As a teenager, I hate hate hated science and especially dreaded dissection day in biology class. But when it comes to furniture, I kind of enjoy ripping stuff open and digging around in its guts.
Even so, this mid-century loveseat was hiding a few surprises I definitely was not expecting.
We found the loveseat at a garage sale. We’d been looking for a small couch for our TV room, but most loveseats we found were either too large and overstuffed or outside our price range. I loved this one for its classic lines and small size. But, the host of the garage sale wasn’t sure she could let it go, so we left our phone number and asked her to give us a call if she changed her mind. And bingo–we got the call that very evening to pick up the loveseat AND a matching pair of mid-century chairs. Victory!

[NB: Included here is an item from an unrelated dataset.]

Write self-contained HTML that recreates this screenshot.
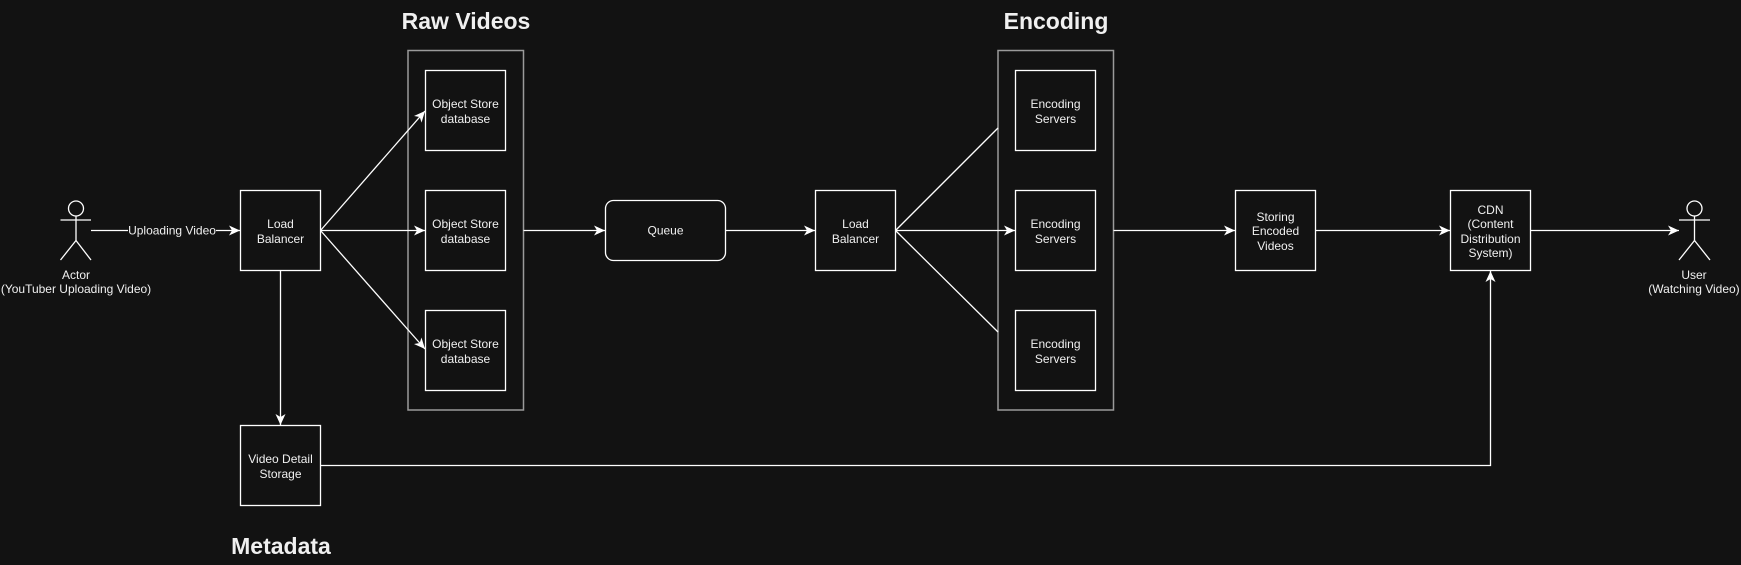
<!DOCTYPE html>
<html><head><meta charset="utf-8"><style>
html,body{margin:0;padding:0;background:#121212;}
svg{display:block}
text{font-family:"Liberation Sans",Arial,sans-serif;fill:#f0f0f0;font-size:12px;text-anchor:middle}
.t{font-size:23px;font-weight:bold}
</style></head><body>
<svg width="1741" height="565" viewBox="0 0 1741 565" xmlns="http://www.w3.org/2000/svg">
<defs>
<marker id="a" markerWidth="12" markerHeight="12" refX="11" refY="6" orient="auto" markerUnits="userSpaceOnUse">
<path d="M0,1 L11,6 L0,11 L3,6 Z" fill="#fff"/>
</marker>
</defs>
<rect width="1741" height="565" fill="#121212"/>
<g fill="none" stroke="#fff" stroke-width="1.3">
<circle cx="76" cy="208.5" r="7.5"/>
<line x1="76" y1="216" x2="76" y2="240.5"/>
<line x1="60.5" y1="220" x2="91" y2="220"/>
<line x1="76" y1="240.5" x2="60.5" y2="260"/>
<line x1="76" y1="240.5" x2="91" y2="260"/>
<circle cx="1694.5" cy="208.5" r="7.5"/>
<line x1="1694.5" y1="216" x2="1694.5" y2="240.5"/>
<line x1="1679" y1="220" x2="1710" y2="220"/>
<line x1="1694.5" y1="240.5" x2="1679" y2="260"/>
<line x1="1694.5" y1="240.5" x2="1710" y2="260"/>
<rect x="408" y="50.5" width="115.5" height="359.5" stroke="#9a9a9a" stroke-width="1.5"/>
<rect x="998" y="50.5" width="115.5" height="359.5" stroke="#9a9a9a" stroke-width="1.5"/>
<rect x="240.5" y="190.5" width="80" height="80"/>
<rect x="240.5" y="425.5" width="80" height="80"/>
<rect x="425.5" y="70.5" width="80" height="80"/>
<rect x="425.5" y="190.5" width="80" height="80"/>
<rect x="425.5" y="310.5" width="80" height="80"/>
<rect x="605.5" y="200.5" width="120" height="60" rx="8"/>
<rect x="815.5" y="190.5" width="80" height="80"/>
<rect x="1015.5" y="70.5" width="80" height="80"/>
<rect x="1015.5" y="190.5" width="80" height="80"/>
<rect x="1015.5" y="310.5" width="80" height="80"/>
<rect x="1235.5" y="190.5" width="80" height="80"/>
<rect x="1450.5" y="190.5" width="80" height="80"/>
<line x1="91" y1="230.5" x2="128" y2="230.5"/>
<line x1="216" y1="230.5" x2="240" y2="230.5" marker-end="url(#a)"/>
<line x1="320.5" y1="230.5" x2="425" y2="111" marker-end="url(#a)"/>
<line x1="320.5" y1="230.5" x2="425" y2="230.5" marker-end="url(#a)"/>
<line x1="320.5" y1="230.5" x2="425" y2="349" marker-end="url(#a)"/>
<line x1="280.5" y1="270.5" x2="280.5" y2="425" marker-end="url(#a)"/>
<line x1="523.5" y1="230.5" x2="605" y2="230.5" marker-end="url(#a)"/>
<line x1="725.5" y1="230.5" x2="815" y2="230.5" marker-end="url(#a)"/>
<line x1="895.5" y1="230.5" x2="998" y2="128"/>
<line x1="895.5" y1="230.5" x2="1015" y2="230.5" marker-end="url(#a)"/>
<line x1="895.5" y1="230.5" x2="998" y2="332"/>
<line x1="1113.5" y1="230.5" x2="1235" y2="230.5" marker-end="url(#a)"/>
<line x1="1315.5" y1="230.5" x2="1450" y2="230.5" marker-end="url(#a)"/>
<line x1="1530.5" y1="230.5" x2="1679" y2="230.5" marker-end="url(#a)"/>
<polyline points="320.5,465.5 1490.5,465.5 1490.5,271" marker-end="url(#a)"/>
</g>
<text class="t" x="466" y="29">Raw Videos</text>
<text class="t" x="1056" y="29">Encoding</text>
<text class="t" x="281" y="554">Metadata</text>
<text x="76" y="279">Actor</text>
<text x="76" y="293">(YouTuber Uploading Video)</text>
<text x="1694" y="279">User</text>
<text x="1694" y="293">(Watching Video)</text>
<text x="172" y="234.5">Uploading Video</text>
<text x="280.5" y="228">Load</text><text x="280.5" y="243">Balancer</text>
<text x="280.5" y="463">Video Detail</text><text x="280.5" y="478">Storage</text>
<text x="465.5" y="108">Object Store</text><text x="465.5" y="123">database</text>
<text x="465.5" y="228">Object Store</text><text x="465.5" y="243">database</text>
<text x="465.5" y="348">Object Store</text><text x="465.5" y="363">database</text>
<text x="665.5" y="234.5">Queue</text>
<text x="855.5" y="228">Load</text><text x="855.5" y="243">Balancer</text>
<text x="1055.5" y="108">Encoding</text><text x="1055.5" y="123">Servers</text>
<text x="1055.5" y="228">Encoding</text><text x="1055.5" y="243">Servers</text>
<text x="1055.5" y="348">Encoding</text><text x="1055.5" y="363">Servers</text>
<text x="1275.5" y="221">Storing</text><text x="1275.5" y="235">Encoded</text><text x="1275.5" y="250">Videos</text>
<text x="1490.5" y="214">CDN</text><text x="1490.5" y="228">(Content</text><text x="1490.5" y="243">Distribution</text><text x="1490.5" y="257">System)</text>
</svg>
</body></html>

The woman who sold us the couch told us it had been living in her garage, but sometimes the thrill of the find temporarily suspends my powers of reasoning, so it didn’t really penetrate what conditions it had been subject to or what might have had access to it.
Soon after we got the couch home, Justin tore the dust cover off the bottom to find this:
THAT IS A SNAKESKIN, PEOPLE.
And that was just the beginning. Also in the process of stripping this couch, I found a more than generous amount of mouse poop, and no fewer than 7 LIVE brown recluses + a few additional dead ones. For a while I was pretty sure I had also found some snake eggs, but they turned out to be acorns (hence the poop):
Let’s just say I was extremely relieved when the couch was down to the frame and I could finally be fairly sure nothing else poisonous was going to crawl out of it.
Now, on to the actual stripping! Have you ever stopped to consider what’s keeping the cover on your couch? Before I started working on furniture, I really never had. But now I can tell you–it’s staples. Lots of them. For this particular couch, about this many of them:
AND you have to remove them all pretty much by hand, so stripping upholstered furniture is a labor intensive process that can be quite time consuming.
Here are the tools and supplies I used:
1. Staple remover – This grabs and pries out the staples. If you don’t have a staple remover, you can use a small flat head screwdriver, but be very careful. Prying out stuck staples sometimes takes a lot of force, and if your tool loses purchase on the staple, the screwdriver can come back flying toward your eyeball. I speak from experience here and feel very lucky to be typing this still with two good eyes.
2. Pliers – Removes staples after you have pried them up with the staple remover.
3. Leather gloves – Protects your hands from scrapes and cuts. These are really important. Especially if you’re working on older furniture, staples can break in half, leaving them hidden in fabric or padding. On one of my first projects, I was pretty sure I was going to have to get a tetanus shot after I got a splinter from a shard of rusty staple (figured out later that my last shot was still good–whew!).
4. Dust mask or particulate respirator – Keeps your lungs feeling good. Ripping furniture and digging out padding releases tons of dust, fibers, and other unknown stuff that you don’t really want to inhale. I hadn’t thought about this too much until I talked to a retiring upholsterer who said he had developed respiratory problems from years of exposure to dust and the chemicals in fabrics. Now I play it safe.
5. Goggles – Like a dust mask for your eyes! All that floating stuff you block out of your nose and mouth can still make it up to your eyeballs, and it can be ridiculously painful. Again, play it safe.
When you start removing fabric, you want to work in the reverse order from how it was attached. That’s why you’ll notice I begin with the back of the couch and work my way forward.
Now comes the fun part! This little lady is free of creepy-crawlies and ready for some new threads.